- Born: 1939 Khogyani District, Nangarhar Province, Afghanistan
- Died: 16 December 2011 (aged 71–72)
- Known for: Pashto and Dari Poetry, Songs
- Notable work: Zama Khkulay Janana, Dilbar e Man, Stargo de Janan, etc.

= Raheem Ghamzada =

Pashto-language poet

Raheem Ghamzada (Pashto: رحيم غمزده), was a prominent Pashto-language poet and singer in the 1970s until his death in 2011 due to cancer. Ghamzada was the first singer to use both eastern and western tunes when composing Pashto folk music.

== Early life ==
Ghamzada was born in Khogyani District in the south of Nangarhar Province, Afghanistan. He began working with music at age 14.

== Career ==
Ghamzada worked for 60 years in the music branch of Radio Television Afghanistan (RTA). He recorded nearly two hundred songs for Afghan National Radio and Television.

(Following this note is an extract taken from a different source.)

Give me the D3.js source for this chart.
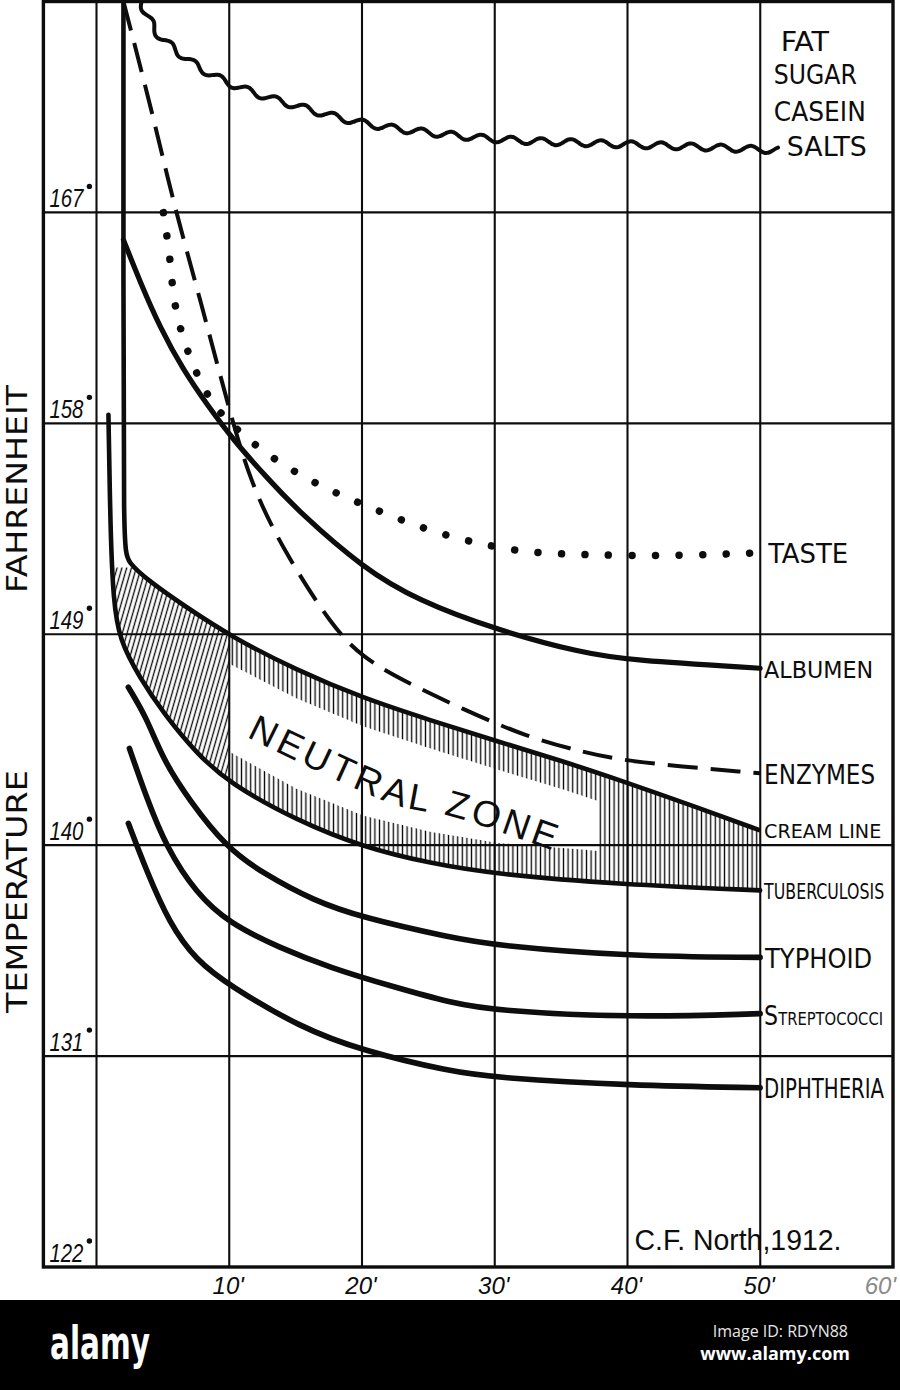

He combined Indian and Western compositions with Pashto songs. Ghamzada composed all his songs.

Rahim Ghamzada was also a poet and recited many of his poems with music. He also sang the poems of Ghani Khan and Rehman Baba, among other popular poets. Ghamzada also won many awards and accolades for his art.

His collection of poems, titled Pashto (زما ښکلی جانانه), was compiled and published by Lal Pacha Azmoon, a professor at Kabul University.

== Personal life ==
Ghamzada belonged to the Khogyani tribe of the ethnic Pashtuns. His work is considered a fusion between classic and modern poetry. He wrote classical poetry, blended it with recent innovations, and introduced new ideas in Pashto.

Ghamzada had three sons at the time of his death. He lived near the Angorbagh area of Jalalabad's second district.

Ghamzada had been fighting cancer for three years at the time of his death. He was buried in Khogyani District.